IBM announced on Thursday that it would be collaborating with The Flint River Partnership to deploy a data-driven method to increase “agricultural efficiency by up to 20 percent.” The goal of the partnership is to use big data tools to analyse large volumes of meteorological, geographical and historical data, which will in turn allow farmers to model weather patterns with more accuracy and localization. With this information, farmers can make better informed irrigation scheduling decisions to “conserve water, improve crop yields and mitigate the impact of future droughts.”

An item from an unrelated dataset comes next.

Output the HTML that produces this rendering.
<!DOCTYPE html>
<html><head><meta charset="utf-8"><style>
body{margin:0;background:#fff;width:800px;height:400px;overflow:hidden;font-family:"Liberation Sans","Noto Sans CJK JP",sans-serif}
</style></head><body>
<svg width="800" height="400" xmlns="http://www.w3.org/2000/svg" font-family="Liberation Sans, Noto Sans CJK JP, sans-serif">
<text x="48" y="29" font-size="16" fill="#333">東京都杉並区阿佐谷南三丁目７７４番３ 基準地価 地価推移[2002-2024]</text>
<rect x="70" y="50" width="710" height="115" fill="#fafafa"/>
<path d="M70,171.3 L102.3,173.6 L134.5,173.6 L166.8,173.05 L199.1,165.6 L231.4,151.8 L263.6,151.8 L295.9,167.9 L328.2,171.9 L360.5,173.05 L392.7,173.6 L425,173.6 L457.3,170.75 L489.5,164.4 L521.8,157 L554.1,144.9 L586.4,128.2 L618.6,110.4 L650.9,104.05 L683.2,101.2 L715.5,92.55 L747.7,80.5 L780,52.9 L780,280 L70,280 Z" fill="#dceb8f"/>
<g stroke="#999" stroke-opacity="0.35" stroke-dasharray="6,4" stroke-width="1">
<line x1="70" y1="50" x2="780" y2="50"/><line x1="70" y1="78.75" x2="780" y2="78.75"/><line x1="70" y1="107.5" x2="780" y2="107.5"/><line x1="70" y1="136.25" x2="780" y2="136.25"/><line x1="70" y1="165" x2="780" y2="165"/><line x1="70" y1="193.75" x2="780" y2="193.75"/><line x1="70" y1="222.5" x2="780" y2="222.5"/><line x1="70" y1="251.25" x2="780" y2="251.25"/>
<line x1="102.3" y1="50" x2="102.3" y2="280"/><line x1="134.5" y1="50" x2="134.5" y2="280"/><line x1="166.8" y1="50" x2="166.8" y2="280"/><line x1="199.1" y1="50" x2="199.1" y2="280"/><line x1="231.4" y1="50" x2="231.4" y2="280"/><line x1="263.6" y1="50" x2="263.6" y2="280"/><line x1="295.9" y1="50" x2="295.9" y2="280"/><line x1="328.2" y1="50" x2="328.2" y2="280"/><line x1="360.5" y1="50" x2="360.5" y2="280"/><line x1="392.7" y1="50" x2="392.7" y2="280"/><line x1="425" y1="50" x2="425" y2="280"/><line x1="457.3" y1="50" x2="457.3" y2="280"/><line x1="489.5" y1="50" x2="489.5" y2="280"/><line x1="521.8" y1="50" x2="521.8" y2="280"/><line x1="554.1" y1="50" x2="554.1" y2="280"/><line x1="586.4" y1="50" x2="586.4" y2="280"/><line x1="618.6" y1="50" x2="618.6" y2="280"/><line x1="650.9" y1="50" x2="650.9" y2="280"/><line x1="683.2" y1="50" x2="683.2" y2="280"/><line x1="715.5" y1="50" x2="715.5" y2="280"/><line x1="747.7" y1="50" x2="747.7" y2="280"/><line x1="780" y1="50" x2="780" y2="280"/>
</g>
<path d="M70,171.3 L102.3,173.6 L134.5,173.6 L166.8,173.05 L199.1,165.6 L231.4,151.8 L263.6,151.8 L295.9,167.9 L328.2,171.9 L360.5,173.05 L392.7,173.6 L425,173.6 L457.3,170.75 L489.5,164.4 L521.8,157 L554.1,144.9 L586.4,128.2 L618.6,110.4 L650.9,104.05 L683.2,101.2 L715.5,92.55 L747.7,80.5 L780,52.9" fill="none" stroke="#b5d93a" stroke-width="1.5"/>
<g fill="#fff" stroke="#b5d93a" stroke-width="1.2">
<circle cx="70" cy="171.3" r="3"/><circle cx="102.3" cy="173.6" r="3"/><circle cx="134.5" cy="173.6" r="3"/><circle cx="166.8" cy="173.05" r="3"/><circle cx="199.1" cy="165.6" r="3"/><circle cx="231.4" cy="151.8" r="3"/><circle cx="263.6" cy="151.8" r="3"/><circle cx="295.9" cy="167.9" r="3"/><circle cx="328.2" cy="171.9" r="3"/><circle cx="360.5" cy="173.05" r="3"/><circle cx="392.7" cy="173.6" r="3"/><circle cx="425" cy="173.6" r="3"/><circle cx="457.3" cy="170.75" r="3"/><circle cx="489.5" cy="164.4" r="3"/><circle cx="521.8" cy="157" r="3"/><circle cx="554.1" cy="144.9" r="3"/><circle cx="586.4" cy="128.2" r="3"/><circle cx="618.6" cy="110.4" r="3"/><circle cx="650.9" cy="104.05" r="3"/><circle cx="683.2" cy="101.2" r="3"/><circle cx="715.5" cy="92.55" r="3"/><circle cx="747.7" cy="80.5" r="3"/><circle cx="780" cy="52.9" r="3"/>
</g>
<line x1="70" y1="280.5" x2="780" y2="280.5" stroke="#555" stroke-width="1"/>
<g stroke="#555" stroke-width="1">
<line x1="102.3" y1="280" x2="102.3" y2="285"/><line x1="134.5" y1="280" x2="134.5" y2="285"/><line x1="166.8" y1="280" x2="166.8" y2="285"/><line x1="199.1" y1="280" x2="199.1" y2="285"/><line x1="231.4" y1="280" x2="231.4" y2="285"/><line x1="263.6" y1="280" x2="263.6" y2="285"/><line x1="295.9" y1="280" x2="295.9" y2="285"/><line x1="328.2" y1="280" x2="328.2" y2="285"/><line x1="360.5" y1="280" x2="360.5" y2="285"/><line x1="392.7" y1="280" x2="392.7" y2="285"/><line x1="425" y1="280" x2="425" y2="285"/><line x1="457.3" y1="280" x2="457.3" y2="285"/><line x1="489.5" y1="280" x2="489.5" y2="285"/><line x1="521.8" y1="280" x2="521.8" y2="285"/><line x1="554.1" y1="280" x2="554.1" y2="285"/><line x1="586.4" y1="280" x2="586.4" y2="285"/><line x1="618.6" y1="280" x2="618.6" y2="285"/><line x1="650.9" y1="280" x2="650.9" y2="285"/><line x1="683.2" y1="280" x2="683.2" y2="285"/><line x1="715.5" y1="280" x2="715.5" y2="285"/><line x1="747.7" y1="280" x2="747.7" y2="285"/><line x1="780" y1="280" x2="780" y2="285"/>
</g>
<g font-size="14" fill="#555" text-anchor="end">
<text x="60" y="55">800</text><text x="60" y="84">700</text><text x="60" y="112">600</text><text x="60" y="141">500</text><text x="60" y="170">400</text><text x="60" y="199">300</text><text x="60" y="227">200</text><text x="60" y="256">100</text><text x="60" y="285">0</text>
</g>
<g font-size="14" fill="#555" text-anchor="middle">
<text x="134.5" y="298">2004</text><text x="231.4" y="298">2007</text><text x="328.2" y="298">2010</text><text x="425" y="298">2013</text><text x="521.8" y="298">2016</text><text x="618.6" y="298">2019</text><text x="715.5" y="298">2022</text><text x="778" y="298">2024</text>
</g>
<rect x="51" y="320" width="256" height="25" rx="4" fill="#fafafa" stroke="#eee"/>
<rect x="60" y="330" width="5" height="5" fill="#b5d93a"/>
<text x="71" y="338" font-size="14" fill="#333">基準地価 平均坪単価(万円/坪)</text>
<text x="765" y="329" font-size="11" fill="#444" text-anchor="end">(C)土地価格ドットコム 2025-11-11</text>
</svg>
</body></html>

“Farming operations are highly sensitive to weather. In the US, that sensitivity is about $15 billion per year. For example, the USDA estimates that 90 percent of crop losses are due to weather. In addition, improving efficiency in irrigation will reduce the impact in areas with limited water supplies. By better understanding and then predicting these weather effects, we can help mitigate these impacts,” said Lloyd Treinish, Distinguished Engineer & Chief Scientist, IBM Research.

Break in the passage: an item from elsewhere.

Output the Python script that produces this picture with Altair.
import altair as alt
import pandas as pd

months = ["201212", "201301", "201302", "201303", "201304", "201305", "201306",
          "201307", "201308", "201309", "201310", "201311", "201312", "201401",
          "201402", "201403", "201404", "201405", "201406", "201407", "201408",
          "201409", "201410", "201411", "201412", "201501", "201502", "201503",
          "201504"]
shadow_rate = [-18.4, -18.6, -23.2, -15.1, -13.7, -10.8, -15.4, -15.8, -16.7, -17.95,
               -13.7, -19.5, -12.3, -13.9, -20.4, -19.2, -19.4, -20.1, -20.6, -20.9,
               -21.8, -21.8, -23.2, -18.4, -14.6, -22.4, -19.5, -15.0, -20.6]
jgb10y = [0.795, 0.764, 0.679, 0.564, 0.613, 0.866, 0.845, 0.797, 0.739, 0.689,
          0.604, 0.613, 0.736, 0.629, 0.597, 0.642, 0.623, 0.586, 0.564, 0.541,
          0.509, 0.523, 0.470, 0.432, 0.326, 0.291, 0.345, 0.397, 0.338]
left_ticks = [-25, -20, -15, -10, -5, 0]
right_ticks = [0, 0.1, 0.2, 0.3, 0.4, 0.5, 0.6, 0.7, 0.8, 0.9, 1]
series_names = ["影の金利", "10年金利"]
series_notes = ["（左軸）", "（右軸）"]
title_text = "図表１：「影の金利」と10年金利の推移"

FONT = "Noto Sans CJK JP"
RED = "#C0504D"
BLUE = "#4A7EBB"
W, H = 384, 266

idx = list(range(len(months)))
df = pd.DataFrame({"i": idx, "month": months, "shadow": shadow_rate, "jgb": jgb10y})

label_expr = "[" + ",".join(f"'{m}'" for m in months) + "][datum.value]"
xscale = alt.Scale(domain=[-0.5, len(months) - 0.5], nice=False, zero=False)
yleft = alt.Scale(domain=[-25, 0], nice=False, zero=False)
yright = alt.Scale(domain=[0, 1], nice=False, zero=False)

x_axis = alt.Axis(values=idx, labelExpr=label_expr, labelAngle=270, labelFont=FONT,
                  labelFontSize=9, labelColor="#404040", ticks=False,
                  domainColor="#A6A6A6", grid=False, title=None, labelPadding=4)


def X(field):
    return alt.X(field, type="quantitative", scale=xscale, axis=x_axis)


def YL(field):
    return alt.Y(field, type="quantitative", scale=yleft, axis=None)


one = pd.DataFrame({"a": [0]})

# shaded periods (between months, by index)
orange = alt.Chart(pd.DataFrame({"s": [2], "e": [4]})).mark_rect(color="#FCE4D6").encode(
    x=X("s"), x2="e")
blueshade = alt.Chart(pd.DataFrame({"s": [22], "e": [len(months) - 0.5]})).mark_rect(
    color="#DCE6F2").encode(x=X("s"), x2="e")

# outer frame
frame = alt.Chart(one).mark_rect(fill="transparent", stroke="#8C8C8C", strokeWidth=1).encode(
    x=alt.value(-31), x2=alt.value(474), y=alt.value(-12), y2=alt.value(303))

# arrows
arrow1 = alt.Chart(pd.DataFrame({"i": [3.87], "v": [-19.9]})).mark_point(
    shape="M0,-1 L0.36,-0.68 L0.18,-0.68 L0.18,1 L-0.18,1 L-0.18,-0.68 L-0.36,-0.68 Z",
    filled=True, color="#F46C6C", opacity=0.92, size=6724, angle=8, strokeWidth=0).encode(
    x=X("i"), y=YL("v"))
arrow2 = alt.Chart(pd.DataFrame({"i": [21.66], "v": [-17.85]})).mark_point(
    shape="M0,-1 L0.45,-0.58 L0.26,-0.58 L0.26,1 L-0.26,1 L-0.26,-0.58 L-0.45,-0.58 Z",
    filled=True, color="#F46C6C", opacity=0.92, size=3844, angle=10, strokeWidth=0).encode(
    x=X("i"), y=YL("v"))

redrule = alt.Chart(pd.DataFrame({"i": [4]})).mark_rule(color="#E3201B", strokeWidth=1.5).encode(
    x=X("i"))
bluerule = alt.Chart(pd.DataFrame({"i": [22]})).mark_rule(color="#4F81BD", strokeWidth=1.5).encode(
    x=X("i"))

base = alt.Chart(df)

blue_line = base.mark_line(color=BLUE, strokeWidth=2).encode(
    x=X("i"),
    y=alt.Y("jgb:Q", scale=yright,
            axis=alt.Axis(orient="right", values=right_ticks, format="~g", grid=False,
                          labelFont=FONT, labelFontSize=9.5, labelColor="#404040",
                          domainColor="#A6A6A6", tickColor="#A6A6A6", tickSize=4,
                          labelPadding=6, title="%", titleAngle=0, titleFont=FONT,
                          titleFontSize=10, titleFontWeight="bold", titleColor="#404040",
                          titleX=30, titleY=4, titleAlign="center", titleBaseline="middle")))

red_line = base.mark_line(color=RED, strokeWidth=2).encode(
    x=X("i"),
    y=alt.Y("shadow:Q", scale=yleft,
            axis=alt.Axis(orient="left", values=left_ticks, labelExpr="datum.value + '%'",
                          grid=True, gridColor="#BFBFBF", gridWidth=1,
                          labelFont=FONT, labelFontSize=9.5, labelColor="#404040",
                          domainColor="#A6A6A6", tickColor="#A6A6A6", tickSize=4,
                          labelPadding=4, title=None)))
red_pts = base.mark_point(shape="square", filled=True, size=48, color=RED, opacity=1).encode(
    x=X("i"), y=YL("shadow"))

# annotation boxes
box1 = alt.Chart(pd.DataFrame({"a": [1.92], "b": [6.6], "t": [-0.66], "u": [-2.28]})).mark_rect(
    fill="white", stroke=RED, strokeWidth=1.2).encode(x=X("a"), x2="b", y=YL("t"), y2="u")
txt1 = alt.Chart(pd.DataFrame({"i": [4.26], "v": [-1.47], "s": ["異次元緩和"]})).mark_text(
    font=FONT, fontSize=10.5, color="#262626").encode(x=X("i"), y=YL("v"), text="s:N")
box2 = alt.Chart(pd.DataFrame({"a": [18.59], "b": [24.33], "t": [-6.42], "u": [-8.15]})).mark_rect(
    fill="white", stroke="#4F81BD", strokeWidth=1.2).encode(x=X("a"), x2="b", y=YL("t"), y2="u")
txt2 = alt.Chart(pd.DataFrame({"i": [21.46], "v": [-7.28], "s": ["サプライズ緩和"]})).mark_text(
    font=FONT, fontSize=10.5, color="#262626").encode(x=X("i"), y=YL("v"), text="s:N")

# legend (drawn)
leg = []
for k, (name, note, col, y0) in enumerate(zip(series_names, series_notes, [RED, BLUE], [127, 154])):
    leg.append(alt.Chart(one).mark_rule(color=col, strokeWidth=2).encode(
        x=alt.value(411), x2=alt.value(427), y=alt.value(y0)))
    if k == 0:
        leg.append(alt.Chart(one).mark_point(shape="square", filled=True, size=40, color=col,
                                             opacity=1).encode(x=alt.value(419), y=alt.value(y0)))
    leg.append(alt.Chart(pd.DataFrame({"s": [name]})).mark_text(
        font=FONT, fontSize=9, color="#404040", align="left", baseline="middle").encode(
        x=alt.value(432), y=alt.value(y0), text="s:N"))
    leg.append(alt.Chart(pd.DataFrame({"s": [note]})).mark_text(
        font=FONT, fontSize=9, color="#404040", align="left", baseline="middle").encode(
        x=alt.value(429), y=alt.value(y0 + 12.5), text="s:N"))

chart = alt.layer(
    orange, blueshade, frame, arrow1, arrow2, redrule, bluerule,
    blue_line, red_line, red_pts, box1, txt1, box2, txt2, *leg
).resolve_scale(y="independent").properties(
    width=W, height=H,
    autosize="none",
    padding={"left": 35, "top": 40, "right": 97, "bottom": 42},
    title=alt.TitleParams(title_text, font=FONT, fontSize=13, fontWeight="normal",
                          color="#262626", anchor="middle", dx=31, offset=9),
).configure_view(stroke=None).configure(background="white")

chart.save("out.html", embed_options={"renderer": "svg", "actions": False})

The project will take place in Lower Flint River. The area is known to be an important part of Georgia’s economy – across its 27 counties the area produces more than $2 billion dollars in farm-based revenue annually.
The agriculture and agriculture related industries contributed $775 billion to the U.S. GDP in 2012, a 4.8 percent share. The recent announcement of IBM’s agreement with The Flint River Partnership, along with the growth of big data in other agriculture companies like Monsanto and CropIn, is a sign of how the agriculture industry is becoming a hotspot for big data analytics.